The size of this file (1.4GB) would suffice to contain several novels and it has been downloaded worldwide. Nobody could read it, but when it pleases Assange can disseminate the key. He announced he or its employees would do it if anything fatal happened to him or to WikiLeaks.

Nobody knows what is in insurance.aes256: maybe all the cables from U.S. diplomats unfiltered and containing all the names in clear, maybe revelations about Guantánamo or the Bank of America ...

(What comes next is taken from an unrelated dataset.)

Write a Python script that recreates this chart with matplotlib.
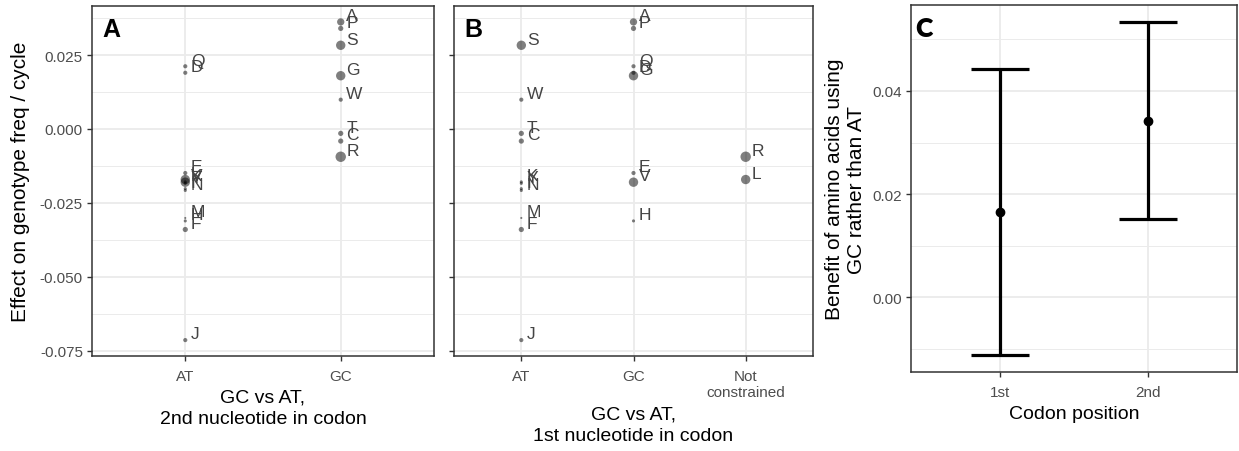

Hence Assange will retain his power even if in jail, even if dead. We may like or dislike this guy – people say he has a bad temper - but we must recognize that he has innovated in strategy as much as Bonaparte did in his time. Hence the potential of the Web is deployed for better or for worse: counterfeiters have already used the same type of method for disseminating false news.

The threat is real but nations are only too inclined to defend their interestsas much - or the idea they have of it. Shouldn't we make the Internet a country obeying the rules of democracy with legislative, executive and judiciary powers, an elected parliament, an arsenal of laws, a government, some courts and a police?